- [Data provided]

>> begin

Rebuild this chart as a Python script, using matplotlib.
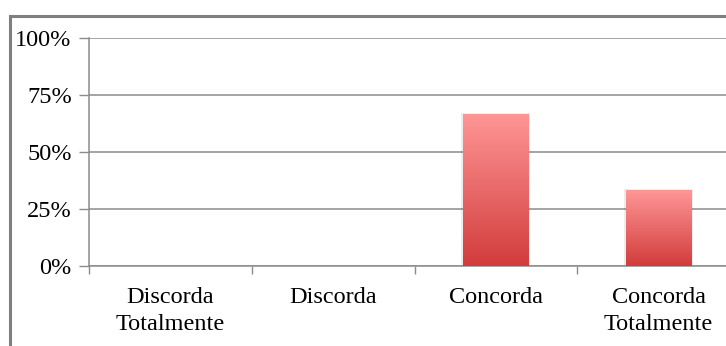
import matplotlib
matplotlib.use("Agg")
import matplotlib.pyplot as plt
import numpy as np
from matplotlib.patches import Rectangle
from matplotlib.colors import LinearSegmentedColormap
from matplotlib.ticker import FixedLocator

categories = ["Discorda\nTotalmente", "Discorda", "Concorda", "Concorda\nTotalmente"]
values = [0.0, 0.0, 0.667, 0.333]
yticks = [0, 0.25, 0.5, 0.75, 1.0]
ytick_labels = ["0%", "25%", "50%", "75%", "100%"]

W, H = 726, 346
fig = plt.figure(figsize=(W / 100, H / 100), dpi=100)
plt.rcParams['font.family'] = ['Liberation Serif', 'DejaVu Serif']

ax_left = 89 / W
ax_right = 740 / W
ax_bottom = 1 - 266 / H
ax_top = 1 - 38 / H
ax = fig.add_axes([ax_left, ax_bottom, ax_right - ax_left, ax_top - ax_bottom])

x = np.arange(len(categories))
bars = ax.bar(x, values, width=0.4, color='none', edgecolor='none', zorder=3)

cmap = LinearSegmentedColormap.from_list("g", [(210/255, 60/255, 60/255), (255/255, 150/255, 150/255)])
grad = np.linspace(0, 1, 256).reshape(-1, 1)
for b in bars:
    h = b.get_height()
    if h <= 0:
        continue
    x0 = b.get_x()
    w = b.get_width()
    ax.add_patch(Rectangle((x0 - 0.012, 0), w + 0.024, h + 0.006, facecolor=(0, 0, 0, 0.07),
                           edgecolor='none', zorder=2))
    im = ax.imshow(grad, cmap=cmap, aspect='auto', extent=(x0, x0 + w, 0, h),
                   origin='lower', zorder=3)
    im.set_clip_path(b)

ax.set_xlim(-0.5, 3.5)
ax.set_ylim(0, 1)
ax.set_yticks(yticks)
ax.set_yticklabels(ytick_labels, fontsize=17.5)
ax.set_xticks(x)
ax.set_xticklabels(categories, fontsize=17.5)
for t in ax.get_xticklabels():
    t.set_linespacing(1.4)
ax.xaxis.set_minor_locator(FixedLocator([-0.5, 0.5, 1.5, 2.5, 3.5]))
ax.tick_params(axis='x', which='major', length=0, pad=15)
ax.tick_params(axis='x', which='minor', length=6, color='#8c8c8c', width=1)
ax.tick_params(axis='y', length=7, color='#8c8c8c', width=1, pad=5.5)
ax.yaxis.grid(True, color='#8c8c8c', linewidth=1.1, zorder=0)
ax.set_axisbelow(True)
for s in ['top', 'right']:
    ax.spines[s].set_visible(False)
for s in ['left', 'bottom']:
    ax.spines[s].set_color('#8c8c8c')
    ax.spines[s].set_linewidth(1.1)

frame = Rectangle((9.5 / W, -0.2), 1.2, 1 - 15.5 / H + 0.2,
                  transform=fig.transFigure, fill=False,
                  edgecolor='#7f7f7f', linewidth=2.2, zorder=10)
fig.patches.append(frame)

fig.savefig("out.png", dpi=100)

>> end

- [Set exercise] Restate only the lines running from the start of the material above through the line containing "ax = fig.add_axes([ax_left, ax_bottom, ax_right", ends included. No pictures.

- [Written answer]
Rebuild this chart as a Python script, using matplotlib.
import matplotlib
matplotlib.use("Agg")
import matplotlib.pyplot as plt
import numpy as np
from matplotlib.patches import Rectangle
from matplotlib.colors import LinearSegmentedColormap
from matplotlib.ticker import FixedLocator

categories = ["Discorda\nTotalmente", "Discorda", "Concorda", "Concorda\nTotalmente"]
values = [0.0, 0.0, 0.667, 0.333]
yticks = [0, 0.25, 0.5, 0.75, 1.0]
ytick_labels = ["0%", "25%", "50%", "75%", "100%"]

W, H = 726, 346
fig = plt.figure(figsize=(W / 100, H / 100), dpi=100)
plt.rcParams['font.family'] = ['Liberation Serif', 'DejaVu Serif']

ax_left = 89 / W
ax_right = 740 / W
ax_bottom = 1 - 266 / H
ax_top = 1 - 38 / H
ax = fig.add_axes([ax_left, ax_bottom, ax_right - ax_left, ax_top - ax_bottom])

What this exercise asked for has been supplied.